The Pill and the Women’s Movement

In the above video (click on the image above), Sylvia Clark discusses her ability to move into the workforce as a result of the pill. [1]

Within the context of the women’s rights movement, the birth control pill became significant. During this time, an invention such as the pill was the perfect prescription to fulfill women’s needs. It gave females more control over their own bodies, and consequently, more choice and freedom when deciding on when and whether to have children. This became more and more necessary as the public sphere began to incorporate women’s work. In Leah Lawrence’s discussion of the pill and social reform, she notes that “with more choices about the timing of starting a family, women could complete or extend their education and then remain in the work force longer before having children.”[2] During and after World War II, women were extending their roles in the workforce. Looking back on the women’s movement, Epstein describes the trends that emerged:  “by the late fifties many women-mostly white middle-class women with some college education-were taking such jobs [those that required further education], partly because there were not enough men to take them, partly because families and women needed more income, and partly because some women were tired of domesticity and needed jobs.”[3] By the sixties and seventies, women of both the middle and working classes were entering the labor force. This is evident in 1969 when Tom Davidson described the changes that had taken place in the demographics of his workplace.

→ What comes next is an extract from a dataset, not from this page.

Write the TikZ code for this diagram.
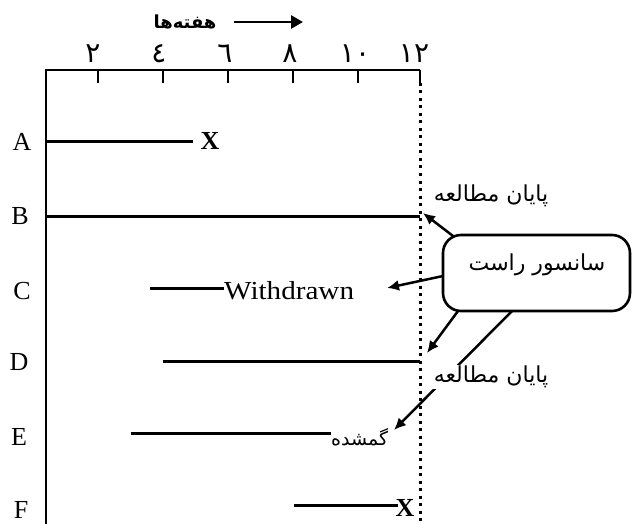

The family dynamics of employees were changing. Previous to the pill, employees typically had a twenty-two year old child while they were working in their forties. By the start of the 1970’s however, it was typical for workers to have children as young as thirteen or fourteen.[4] Women began demanding equality in the workplace and in the home, the pill certainly allowed women more control over their lives than they ever had before. This is a significant achievement within the context of the women’s movement.